# Required work
The entries below are to be repeated exactly as they stand.

— START Material provided —

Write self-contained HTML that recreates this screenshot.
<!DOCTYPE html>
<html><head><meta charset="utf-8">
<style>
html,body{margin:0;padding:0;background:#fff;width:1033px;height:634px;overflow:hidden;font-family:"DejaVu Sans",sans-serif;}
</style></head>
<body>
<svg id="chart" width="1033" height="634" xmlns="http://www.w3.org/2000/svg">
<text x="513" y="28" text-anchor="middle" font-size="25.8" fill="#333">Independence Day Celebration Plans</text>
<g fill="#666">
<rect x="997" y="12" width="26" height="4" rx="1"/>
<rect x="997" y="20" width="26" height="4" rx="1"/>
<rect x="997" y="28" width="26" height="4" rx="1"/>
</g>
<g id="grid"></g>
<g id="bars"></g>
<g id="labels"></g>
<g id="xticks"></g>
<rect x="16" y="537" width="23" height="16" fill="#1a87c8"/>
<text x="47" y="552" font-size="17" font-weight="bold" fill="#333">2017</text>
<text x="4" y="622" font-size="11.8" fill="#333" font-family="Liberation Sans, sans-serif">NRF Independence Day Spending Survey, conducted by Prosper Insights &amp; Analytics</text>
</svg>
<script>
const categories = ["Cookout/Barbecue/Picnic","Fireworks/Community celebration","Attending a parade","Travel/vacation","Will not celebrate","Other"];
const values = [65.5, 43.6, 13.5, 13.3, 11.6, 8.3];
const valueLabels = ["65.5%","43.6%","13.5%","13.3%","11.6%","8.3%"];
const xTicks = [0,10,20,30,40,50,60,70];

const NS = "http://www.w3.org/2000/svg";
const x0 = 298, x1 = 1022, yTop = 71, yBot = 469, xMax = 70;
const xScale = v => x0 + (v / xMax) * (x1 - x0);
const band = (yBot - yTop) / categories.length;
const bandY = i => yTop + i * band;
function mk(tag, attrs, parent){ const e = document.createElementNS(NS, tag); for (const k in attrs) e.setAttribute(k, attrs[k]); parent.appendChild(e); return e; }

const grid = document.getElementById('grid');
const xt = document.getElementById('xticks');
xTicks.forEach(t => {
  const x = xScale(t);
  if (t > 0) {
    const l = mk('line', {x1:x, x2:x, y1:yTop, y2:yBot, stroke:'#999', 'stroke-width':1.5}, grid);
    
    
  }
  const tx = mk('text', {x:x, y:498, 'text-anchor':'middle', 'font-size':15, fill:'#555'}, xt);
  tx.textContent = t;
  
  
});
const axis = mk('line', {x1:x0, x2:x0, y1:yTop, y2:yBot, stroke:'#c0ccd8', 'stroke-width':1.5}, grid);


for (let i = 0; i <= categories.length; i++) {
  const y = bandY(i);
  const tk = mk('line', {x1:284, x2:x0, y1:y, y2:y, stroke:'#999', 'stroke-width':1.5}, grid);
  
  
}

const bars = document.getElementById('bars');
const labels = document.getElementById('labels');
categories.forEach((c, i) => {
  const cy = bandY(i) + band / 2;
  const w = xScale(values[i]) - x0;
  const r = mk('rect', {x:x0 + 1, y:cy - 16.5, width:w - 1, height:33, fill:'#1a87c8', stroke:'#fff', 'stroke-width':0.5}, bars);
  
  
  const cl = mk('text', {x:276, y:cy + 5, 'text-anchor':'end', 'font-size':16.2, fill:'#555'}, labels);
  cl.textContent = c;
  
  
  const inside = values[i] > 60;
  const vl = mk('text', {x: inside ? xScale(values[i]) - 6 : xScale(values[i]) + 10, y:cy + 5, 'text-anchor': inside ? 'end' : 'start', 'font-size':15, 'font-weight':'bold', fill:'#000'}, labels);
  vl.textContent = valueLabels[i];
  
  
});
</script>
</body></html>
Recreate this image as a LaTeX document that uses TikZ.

— END Material provided —

# Answer to the problem
Write self-contained HTML that recreates this screenshot.
<!DOCTYPE html>
<html><head><meta charset="utf-8">
<style>
html,body{margin:0;padding:0;background:#fff;width:1033px;height:634px;overflow:hidden;font-family:"DejaVu Sans",sans-serif;}
</style></head>
<body>
<svg id="chart" width="1033" height="634" xmlns="http://www.w3.org/2000/svg">
<text x="513" y="28" text-anchor="middle" font-size="25.8" fill="#333">Independence Day Celebration Plans</text>
<g fill="#666">
<rect x="997" y="12" width="26" height="4" rx="1"/>
<rect x="997" y="20" width="26" height="4" rx="1"/>
<rect x="997" y="28" width="26" height="4" rx="1"/>
</g>
<g id="grid"></g>
<g id="bars"></g>
<g id="labels"></g>
<g id="xticks"></g>
<rect x="16" y="537" width="23" height="16" fill="#1a87c8"/>
<text x="47" y="552" font-size="17" font-weight="bold" fill="#333">2017</text>
<text x="4" y="622" font-size="11.8" fill="#333" font-family="Liberation Sans, sans-serif">NRF Independence Day Spending Survey, conducted by Prosper Insights &amp; Analytics</text>
</svg>
<script>
const categories = ["Cookout/Barbecue/Picnic","Fireworks/Community celebration","Attending a parade","Travel/vacation","Will not celebrate","Other"];
const values = [65.5, 43.6, 13.5, 13.3, 11.6, 8.3];
const valueLabels = ["65.5%","43.6%","13.5%","13.3%","11.6%","8.3%"];
const xTicks = [0,10,20,30,40,50,60,70];

const NS = "http://www.w3.org/2000/svg";
const x0 = 298, x1 = 1022, yTop = 71, yBot = 469, xMax = 70;
const xScale = v => x0 + (v / xMax) * (x1 - x0);
const band = (yBot - yTop) / categories.length;
const bandY = i => yTop + i * band;
function mk(tag, attrs, parent){ const e = document.createElementNS(NS, tag); for (const k in attrs) e.setAttribute(k, attrs[k]); parent.appendChild(e); return e; }

const grid = document.getElementById('grid');
const xt = document.getElementById('xticks');
xTicks.forEach(t => {
  const x = xScale(t);
  if (t > 0) {
    const l = mk('line', {x1:x, x2:x, y1:yTop, y2:yBot, stroke:'#999', 'stroke-width':1.5}, grid);
    
    
  }
  const tx = mk('text', {x:x, y:498, 'text-anchor':'middle', 'font-size':15, fill:'#555'}, xt);
  tx.textContent = t;
  
  
});
const axis = mk('line', {x1:x0, x2:x0, y1:yTop, y2:yBot, stroke:'#c0ccd8', 'stroke-width':1.5}, grid);


for (let i = 0; i <= categories.length; i++) {
  const y = bandY(i);
  const tk = mk('line', {x1:284, x2:x0, y1:y, y2:y, stroke:'#999', 'stroke-width':1.5}, grid);
  
  
}

const bars = document.getElementById('bars');
const labels = document.getElementById('labels');
categories.forEach((c, i) => {
  const cy = bandY(i) + band / 2;
  const w = xScale(values[i]) - x0;
  const r = mk('rect', {x:x0 + 1, y:cy - 16.5, width:w - 1, height:33, fill:'#1a87c8', stroke:'#fff', 'stroke-width':0.5}, bars);
  
  
  const cl = mk('text', {x:276, y:cy + 5, 'text-anchor':'end', 'font-size':16.2, fill:'#555'}, labels);
  cl.textContent = c;
  
  
  const inside = values[i] > 60;
  const vl = mk('text', {x: inside ? xScale(values[i]) - 6 : xScale(values[i]) + 10, y:cy + 5, 'text-anchor': inside ? 'end' : 'start', 'font-size':15, 'font-weight':'bold', fill:'#000'}, labels);
  vl.textContent = valueLabels[i];
  
  
});
</script>
</body></html>
Recreate this image as a LaTeX document that uses TikZ.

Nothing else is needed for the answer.